A nadie, creo que ni a propios ni ajenos, le puede caer bien una declaración semejante, cuando todos sabemos que aún estamos en la construcción de una democracia y que ésta depende –en mucho– de la alternabilidad en el poder.

Lo mismo, con menor daño pero siempre negativo, fue aquél pronunciado al inaugurar un modesto parque deportivo en algún barrio por ahí, refiriéndose a la expresión de los niños que asistieron al evento. “Sus rostros eran iguales a los que vi en mis hijos la primera vez que los llevé a Disneyworld”.

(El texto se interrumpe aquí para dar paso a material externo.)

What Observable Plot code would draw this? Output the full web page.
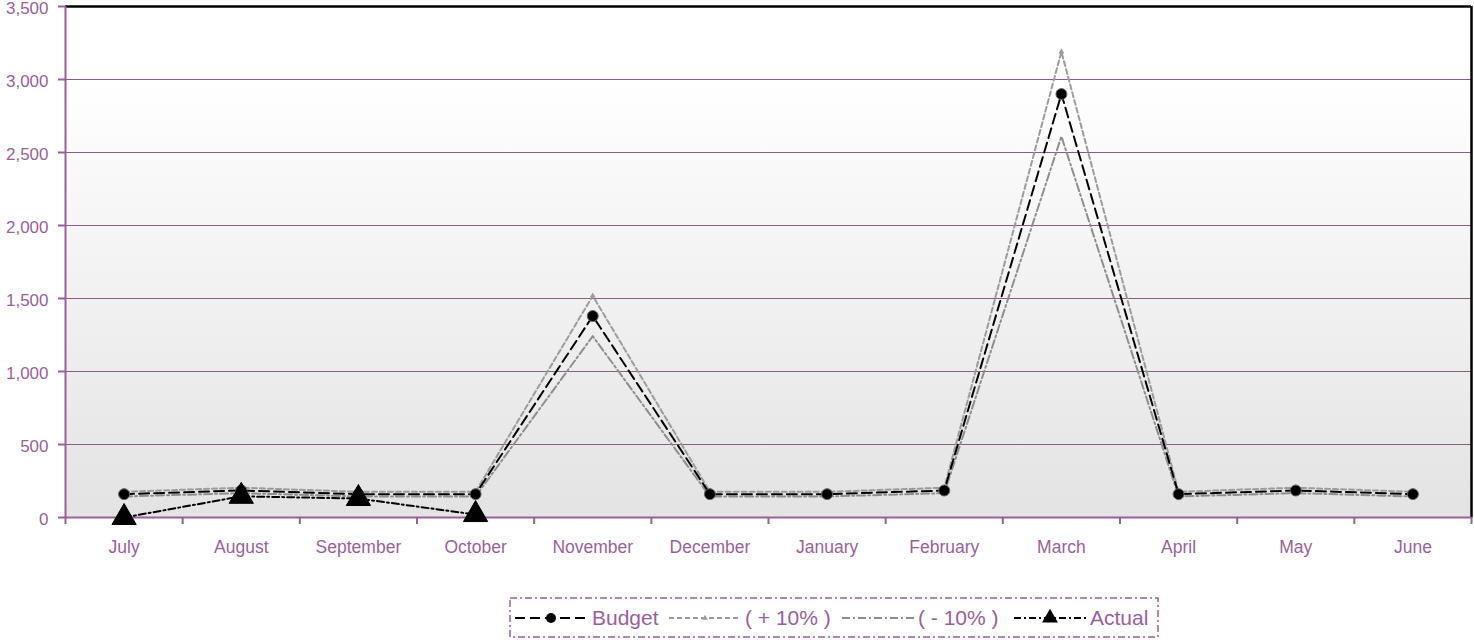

Lo que pudo haber sido un mensaje alegre, de fiesta, se convirtió en una ominosa e imposible comparación, tanto de las instalaciones como de los asistentes.

Hay errores inolvidables, como el del excandidato a la Alcaldía de Tegucigalpa por el PN en el evento de cierre de campaña.

El discurso político debe ser bien pensado, bien escrito y bien pronunciado pues tiene el poder de destruir carreras o, idealmente, levantarlas.

La falta de juicio de algunos políticos les lleva a improvisar, cosa que no debe ser hecha por nadie, ni aún en las circunstancias más favorables.

Hay políticos con un gran poder de oratoria, innato en muchos casos, pero aún así la improvisación es peligrosa.

Todo debe ser entrenado, estudiado al extremo: Pausas, gestos, ademanes, cambios en el tono de voz y, sobre todo, atenerse al material preparado, mantenerse en el mensaje.

El problema con las palabras es que una vez dichas no se pueden borrar, aunque a veces los “formadores de opinión” traten de explicar al público que lo que quiso decir fulano fue tal o cual cosa, la mayor parte de las veces es inútil y, en muchas, hasta contraproducente.

Otro cuidado es con pedir “prestadas” ideas. Cierto que no hay nada nuevo bajo el sol, pero a veces el robo es demasiado descarado.

El actual presidente de Argentina pronunció un discurso que es una copia exacta del magnífico pronunciado por el ficticio presidente de los Estados Unidos en la película “Independence Day”.

Creo que pidió disculpas y el “escritor” mandado a la porra.

Las promesas de campaña en discursos se las lleva el viento, algunas frases –no obstante– pueden quedar para siempre.

Ni cortos ni largos, ni alegres ni tristes; sólo hay dos clases de discursos, los buenos y los malos.

Buenos son los que logran su objetivo, malos los demás.

El político pone las ideas, el escritor las transforma en palabras.

Hablar en público es para casi cualquiera, escribir cómo se dice es para profesionales.

De nuevo, citando a Churchill, cuando fue invitado como orador a la escuela de su infancia –Harrow– donde pronunció el discurso más corto de la historia, apenas ocho o diez palabras: “Jamás, jamás, jamás, nunca se den por vencidos”, luego se sentó.

Todos permanecieron en silencio por unos momentos, quizá no comprendían lo que acababan de escuchar.

Luego estallaron en aplausos.

El éxito depende de la calidad de las palabras, no de su cantidad.